| WHAT IS ASKED |
Exactly reproduce each line of the listing that follows.

| DATA |
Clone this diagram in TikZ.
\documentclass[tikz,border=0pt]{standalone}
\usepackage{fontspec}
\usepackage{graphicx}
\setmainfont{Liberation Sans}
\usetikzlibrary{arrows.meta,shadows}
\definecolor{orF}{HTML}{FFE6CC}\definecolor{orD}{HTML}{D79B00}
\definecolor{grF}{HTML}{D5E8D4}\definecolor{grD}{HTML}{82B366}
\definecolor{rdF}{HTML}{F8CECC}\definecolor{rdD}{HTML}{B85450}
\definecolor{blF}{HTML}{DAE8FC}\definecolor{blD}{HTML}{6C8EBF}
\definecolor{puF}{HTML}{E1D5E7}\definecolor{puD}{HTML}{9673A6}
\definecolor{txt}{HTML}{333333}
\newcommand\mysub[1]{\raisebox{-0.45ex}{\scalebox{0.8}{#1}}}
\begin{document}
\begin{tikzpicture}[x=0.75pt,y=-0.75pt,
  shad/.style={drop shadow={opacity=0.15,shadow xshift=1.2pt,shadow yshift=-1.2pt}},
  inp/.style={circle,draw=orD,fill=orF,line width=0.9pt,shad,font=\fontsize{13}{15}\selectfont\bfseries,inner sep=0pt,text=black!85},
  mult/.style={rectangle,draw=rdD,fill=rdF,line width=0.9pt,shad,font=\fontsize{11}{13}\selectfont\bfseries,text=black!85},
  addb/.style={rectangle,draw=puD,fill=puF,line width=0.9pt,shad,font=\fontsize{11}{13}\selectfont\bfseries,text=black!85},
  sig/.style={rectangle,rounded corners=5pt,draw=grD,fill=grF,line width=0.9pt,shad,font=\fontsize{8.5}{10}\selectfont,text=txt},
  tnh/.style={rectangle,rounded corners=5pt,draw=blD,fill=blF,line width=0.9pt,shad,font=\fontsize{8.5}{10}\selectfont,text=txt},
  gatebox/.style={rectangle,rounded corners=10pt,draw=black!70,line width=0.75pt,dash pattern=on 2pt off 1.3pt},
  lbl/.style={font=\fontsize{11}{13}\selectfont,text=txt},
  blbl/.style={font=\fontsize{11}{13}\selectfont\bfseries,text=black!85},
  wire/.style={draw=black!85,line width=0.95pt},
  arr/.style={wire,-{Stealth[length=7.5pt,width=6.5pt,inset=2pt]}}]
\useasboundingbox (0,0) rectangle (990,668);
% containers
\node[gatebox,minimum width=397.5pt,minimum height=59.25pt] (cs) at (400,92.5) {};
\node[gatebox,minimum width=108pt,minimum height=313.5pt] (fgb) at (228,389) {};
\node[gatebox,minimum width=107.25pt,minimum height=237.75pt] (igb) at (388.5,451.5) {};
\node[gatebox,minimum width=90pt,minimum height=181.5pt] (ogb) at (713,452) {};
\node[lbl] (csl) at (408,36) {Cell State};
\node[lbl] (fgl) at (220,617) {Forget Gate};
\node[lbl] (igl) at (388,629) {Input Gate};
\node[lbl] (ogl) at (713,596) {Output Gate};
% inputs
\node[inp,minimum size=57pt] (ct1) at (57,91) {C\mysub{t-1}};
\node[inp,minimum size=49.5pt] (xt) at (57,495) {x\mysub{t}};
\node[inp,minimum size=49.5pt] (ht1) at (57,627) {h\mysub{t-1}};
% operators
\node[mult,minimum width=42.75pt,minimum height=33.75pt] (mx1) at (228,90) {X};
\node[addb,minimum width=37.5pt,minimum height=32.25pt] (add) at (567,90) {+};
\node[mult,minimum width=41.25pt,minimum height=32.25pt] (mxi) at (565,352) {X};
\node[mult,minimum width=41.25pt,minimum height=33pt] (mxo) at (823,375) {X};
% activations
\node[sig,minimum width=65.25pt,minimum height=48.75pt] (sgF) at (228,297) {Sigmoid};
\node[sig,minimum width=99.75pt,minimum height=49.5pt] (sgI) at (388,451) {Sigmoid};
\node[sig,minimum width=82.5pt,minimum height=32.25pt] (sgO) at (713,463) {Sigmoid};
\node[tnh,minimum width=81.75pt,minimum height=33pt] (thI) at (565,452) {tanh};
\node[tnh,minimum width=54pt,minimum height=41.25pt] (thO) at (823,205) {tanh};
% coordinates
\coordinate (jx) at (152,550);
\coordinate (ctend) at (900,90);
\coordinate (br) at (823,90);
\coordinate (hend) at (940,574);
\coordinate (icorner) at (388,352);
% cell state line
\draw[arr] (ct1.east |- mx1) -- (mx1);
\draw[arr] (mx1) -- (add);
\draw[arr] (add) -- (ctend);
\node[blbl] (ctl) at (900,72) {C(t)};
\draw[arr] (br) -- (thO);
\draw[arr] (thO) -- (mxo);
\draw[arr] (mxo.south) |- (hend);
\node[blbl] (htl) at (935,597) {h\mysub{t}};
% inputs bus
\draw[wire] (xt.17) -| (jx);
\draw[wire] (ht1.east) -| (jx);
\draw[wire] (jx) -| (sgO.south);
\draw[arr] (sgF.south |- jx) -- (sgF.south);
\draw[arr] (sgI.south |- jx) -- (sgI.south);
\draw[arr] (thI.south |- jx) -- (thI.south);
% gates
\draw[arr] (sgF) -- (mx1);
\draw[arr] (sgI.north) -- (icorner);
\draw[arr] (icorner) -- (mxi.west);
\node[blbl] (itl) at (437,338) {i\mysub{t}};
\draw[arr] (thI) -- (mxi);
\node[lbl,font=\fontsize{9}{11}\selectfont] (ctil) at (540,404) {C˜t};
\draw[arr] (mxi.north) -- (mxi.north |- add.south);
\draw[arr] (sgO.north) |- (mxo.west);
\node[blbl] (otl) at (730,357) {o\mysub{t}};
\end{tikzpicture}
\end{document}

| COMPLETE RESPONSE |
Clone this diagram in TikZ.
\documentclass[tikz,border=0pt]{standalone}
\usepackage{fontspec}
\usepackage{graphicx}
\setmainfont{Liberation Sans}
\usetikzlibrary{arrows.meta,shadows}
\definecolor{orF}{HTML}{FFE6CC}\definecolor{orD}{HTML}{D79B00}
\definecolor{grF}{HTML}{D5E8D4}\definecolor{grD}{HTML}{82B366}
\definecolor{rdF}{HTML}{F8CECC}\definecolor{rdD}{HTML}{B85450}
\definecolor{blF}{HTML}{DAE8FC}\definecolor{blD}{HTML}{6C8EBF}
\definecolor{puF}{HTML}{E1D5E7}\definecolor{puD}{HTML}{9673A6}
\definecolor{txt}{HTML}{333333}
\newcommand\mysub[1]{\raisebox{-0.45ex}{\scalebox{0.8}{#1}}}
\begin{document}
\begin{tikzpicture}[x=0.75pt,y=-0.75pt,
  shad/.style={drop shadow={opacity=0.15,shadow xshift=1.2pt,shadow yshift=-1.2pt}},
  inp/.style={circle,draw=orD,fill=orF,line width=0.9pt,shad,font=\fontsize{13}{15}\selectfont\bfseries,inner sep=0pt,text=black!85},
  mult/.style={rectangle,draw=rdD,fill=rdF,line width=0.9pt,shad,font=\fontsize{11}{13}\selectfont\bfseries,text=black!85},
  addb/.style={rectangle,draw=puD,fill=puF,line width=0.9pt,shad,font=\fontsize{11}{13}\selectfont\bfseries,text=black!85},
  sig/.style={rectangle,rounded corners=5pt,draw=grD,fill=grF,line width=0.9pt,shad,font=\fontsize{8.5}{10}\selectfont,text=txt},
  tnh/.style={rectangle,rounded corners=5pt,draw=blD,fill=blF,line width=0.9pt,shad,font=\fontsize{8.5}{10}\selectfont,text=txt},
  gatebox/.style={rectangle,rounded corners=10pt,draw=black!70,line width=0.75pt,dash pattern=on 2pt off 1.3pt},
  lbl/.style={font=\fontsize{11}{13}\selectfont,text=txt},
  blbl/.style={font=\fontsize{11}{13}\selectfont\bfseries,text=black!85},
  wire/.style={draw=black!85,line width=0.95pt},
  arr/.style={wire,-{Stealth[length=7.5pt,width=6.5pt,inset=2pt]}}]
\useasboundingbox (0,0) rectangle (990,668);
% containers
\node[gatebox,minimum width=397.5pt,minimum height=59.25pt] (cs) at (400,92.5) {};
\node[gatebox,minimum width=108pt,minimum height=313.5pt] (fgb) at (228,389) {};
\node[gatebox,minimum width=107.25pt,minimum height=237.75pt] (igb) at (388.5,451.5) {};
\node[gatebox,minimum width=90pt,minimum height=181.5pt] (ogb) at (713,452) {};
\node[lbl] (csl) at (408,36) {Cell State};
\node[lbl] (fgl) at (220,617) {Forget Gate};
\node[lbl] (igl) at (388,629) {Input Gate};
\node[lbl] (ogl) at (713,596) {Output Gate};
% inputs
\node[inp,minimum size=57pt] (ct1) at (57,91) {C\mysub{t-1}};
\node[inp,minimum size=49.5pt] (xt) at (57,495) {x\mysub{t}};
\node[inp,minimum size=49.5pt] (ht1) at (57,627) {h\mysub{t-1}};
% operators
\node[mult,minimum width=42.75pt,minimum height=33.75pt] (mx1) at (228,90) {X};
\node[addb,minimum width=37.5pt,minimum height=32.25pt] (add) at (567,90) {+};
\node[mult,minimum width=41.25pt,minimum height=32.25pt] (mxi) at (565,352) {X};
\node[mult,minimum width=41.25pt,minimum height=33pt] (mxo) at (823,375) {X};
% activations
\node[sig,minimum width=65.25pt,minimum height=48.75pt] (sgF) at (228,297) {Sigmoid};
\node[sig,minimum width=99.75pt,minimum height=49.5pt] (sgI) at (388,451) {Sigmoid};
\node[sig,minimum width=82.5pt,minimum height=32.25pt] (sgO) at (713,463) {Sigmoid};
\node[tnh,minimum width=81.75pt,minimum height=33pt] (thI) at (565,452) {tanh};
\node[tnh,minimum width=54pt,minimum height=41.25pt] (thO) at (823,205) {tanh};
% coordinates
\coordinate (jx) at (152,550);
\coordinate (ctend) at (900,90);
\coordinate (br) at (823,90);
\coordinate (hend) at (940,574);
\coordinate (icorner) at (388,352);
% cell state line
\draw[arr] (ct1.east |- mx1) -- (mx1);
\draw[arr] (mx1) -- (add);
\draw[arr] (add) -- (ctend);
\node[blbl] (ctl) at (900,72) {C(t)};
\draw[arr] (br) -- (thO);
\draw[arr] (thO) -- (mxo);
\draw[arr] (mxo.south) |- (hend);
\node[blbl] (htl) at (935,597) {h\mysub{t}};
% inputs bus
\draw[wire] (xt.17) -| (jx);
\draw[wire] (ht1.east) -| (jx);
\draw[wire] (jx) -| (sgO.south);
\draw[arr] (sgF.south |- jx) -- (sgF.south);
\draw[arr] (sgI.south |- jx) -- (sgI.south);
\draw[arr] (thI.south |- jx) -- (thI.south);
% gates
\draw[arr] (sgF) -- (mx1);
\draw[arr] (sgI.north) -- (icorner);
\draw[arr] (icorner) -- (mxi.west);
\node[blbl] (itl) at (437,338) {i\mysub{t}};
\draw[arr] (thI) -- (mxi);
\node[lbl,font=\fontsize{9}{11}\selectfont] (ctil) at (540,404) {C˜t};
\draw[arr] (mxi.north) -- (mxi.north |- add.south);
\draw[arr] (sgO.north) |- (mxo.west);
\node[blbl] (otl) at (730,357) {o\mysub{t}};
\end{tikzpicture}
\end{document}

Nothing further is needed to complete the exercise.